When it comes to monitoring how employees use their time during work hours, employers should consider the functions of nonexempt and exempt workers. Whereas exempt workers are paid for the projects or work done as a whole, nonexempt workers fulfill quantifiable work tasks, such as inputting a specified amount of data or answering phone calls for a specific amount of time, Shaw explains.
Employers also should keep in mind that just as their company is working from home, many clients also are at home, which means that the demand a business typically sees will slow down, Shaw says. Therefore, employers should expect and be understanding of the fact that some of their employees will have less work to do.
Monitoring software that tracks what employees do on company computers is available, Shaw says, but it doesn’t work very effectively. She explains that monitoring software does not work well if an employee has to connect to a company’s network from a remote desktop.
Moreover, while the software may tell an employer, for example, that “Joe” was on social media for an hour, Joe could have visited Facebook for 5 minutes at a time, which added up to an hour, Frank says.
And this is where employers should decide how they want to spend their time, Shaw points out. For example, can an employee use the computer while taking meal or rest breaks? And if so, does the employer want to take the time to match up each minute to confirm that the employee was indeed on a break?
“It’s not as automated as you think. It’s not like you’re just going to get this easy report that says, ‘You have a problem employee,’” Shaw says.
A common misconception is that if an employee is not in the office, they’re not working. But what “Joe” is doing at home is what he has been doing at work, Frank adds.

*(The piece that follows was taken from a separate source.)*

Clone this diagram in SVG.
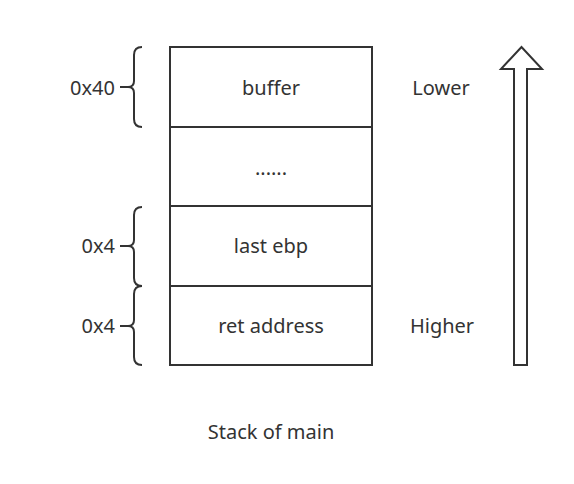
<svg xmlns="http://www.w3.org/2000/svg" width="574" height="484" viewBox="0 0 574 484">
<style>
.t{font-family:"Noto Sans","Open Sans",sans-serif;font-size:20px;fill:#333;dominant-baseline:central}
.c{text-anchor:middle}
.r{text-anchor:end}
.box{fill:#fff;stroke:#333;stroke-width:2}
.br{fill:none;stroke:#333;stroke-width:2}
</style>
<rect width="574" height="484" fill="#fff"/>
<g id="stack">
<g id="n-buffer"><rect class="box" x="170" y="47" width="202" height="80"/><text class="t c" x="271" y="87">buffer</text></g>
<g id="n-dots"><rect class="box" x="170" y="127" width="202" height="79"/><text class="t c" x="271" y="167">......</text></g>
<g id="n-ebp"><rect class="box" x="170" y="206" width="202" height="80"/><text class="t c" x="271" y="245">last ebp</text></g>
<g id="n-ret"><rect class="box" x="170" y="286" width="202" height="79"/><text class="t c" x="271" y="325">ret address</text></g>
</g>
<g id="braces">
<path class="br" d="M142,47 Q134,47 134,55 L134,81 Q134,87 128,87 L120,87 M128,87 Q134,87 134,93 L134,119 Q134,127 142,127"/>
<path class="br" d="M142,207 Q134,207 134,215 L134,240 Q134,246 128,246 L120,246 M128,246 Q134,246 134,252 L134,278 Q134,286 142,286"/>
<path class="br" d="M142,286 Q134,286 134,294 L134,320 Q134,326 128,326 L120,326 M128,326 Q134,326 134,332 L134,357 Q134,365 142,365"/>
<text class="t r" x="115" y="87">0x40</text>
<text class="t r" x="115" y="245">0x4</text>
<text class="t r" x="115" y="325">0x4</text>
</g>
<g id="arrow">
<path d="M514,365 L514,69 L501,69 L521.5,47 L542,69 L527,69 L527,365 Z" fill="#fff" stroke="#333" stroke-width="2" stroke-linejoin="miter"/>
</g>
<text class="t c" x="441" y="87">Lower</text>
<text class="t c" x="442" y="325">Higher</text>
<text class="t c" x="271" y="431">Stack of main</text>
</svg>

Shaw agrees, mentioning that research shows that the habits employees demonstrate at the office are the same habits they have at home.

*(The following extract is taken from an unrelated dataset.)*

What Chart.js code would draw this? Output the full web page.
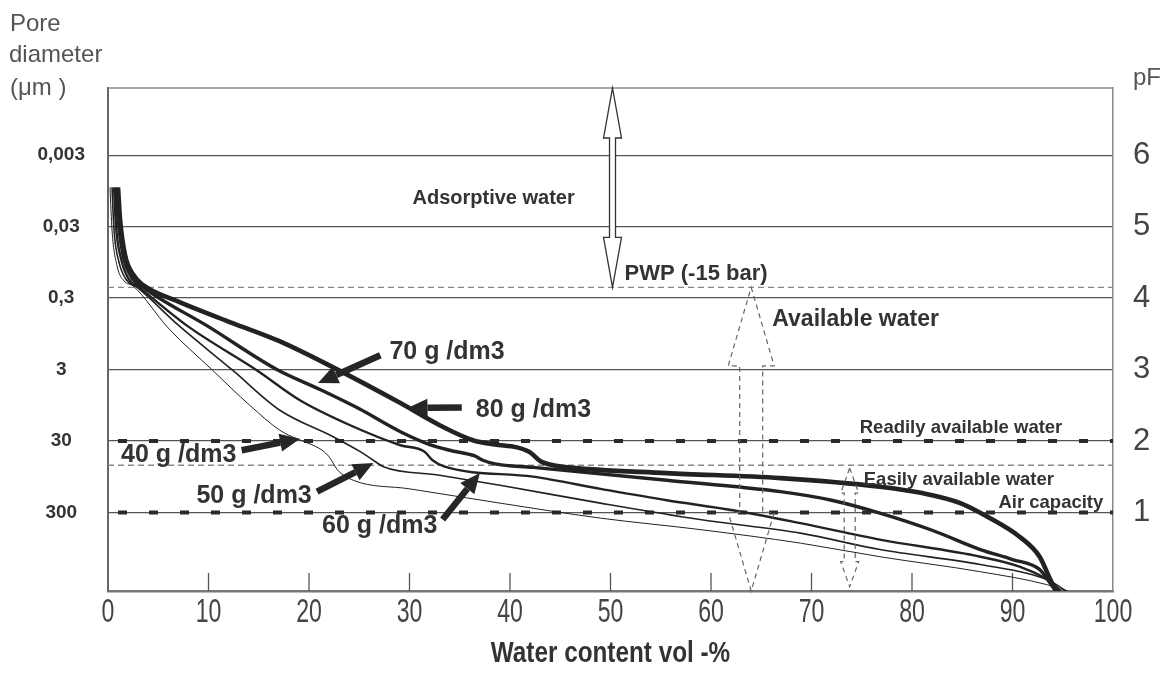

“So, if you’re upset about Joe’s…internet usage at home, you better start tracking him in the office,” she says.
The bottom line: if employers were not already actively monitoring remote workers before the COVID-19 crisis, they probably should not start doing so now.
“It’s probably not the best use of your time or money,” Frank says.
“…[Monitoring software] is not some panacea that is going to spit out whether or not you have a good employee,” she says.
Tips for Evaluating Performance
For employers wanting to evaluate performance, Shaw and Frank suggested they:
• Check in weekly, either personally or through conference software such as Zoom, to engage employees and share new developments. Shaw points out that if an employee does not have much work to be done, he may not want to bring that up in a conference call. Therefore, checking in one-on-one periodically may be a good idea as well.
• Set expectations. Given the informal setting of telework, it’s very important to set expectations, Shaw says. For example, you may tell an employee that they are expected to respond to emails within a specific amount of time. To determine expectations for a particular job, Shaw recommends that employers should treat it as though they are writing a job description by outlining what the employee is supposed to be doing and how that will be measured.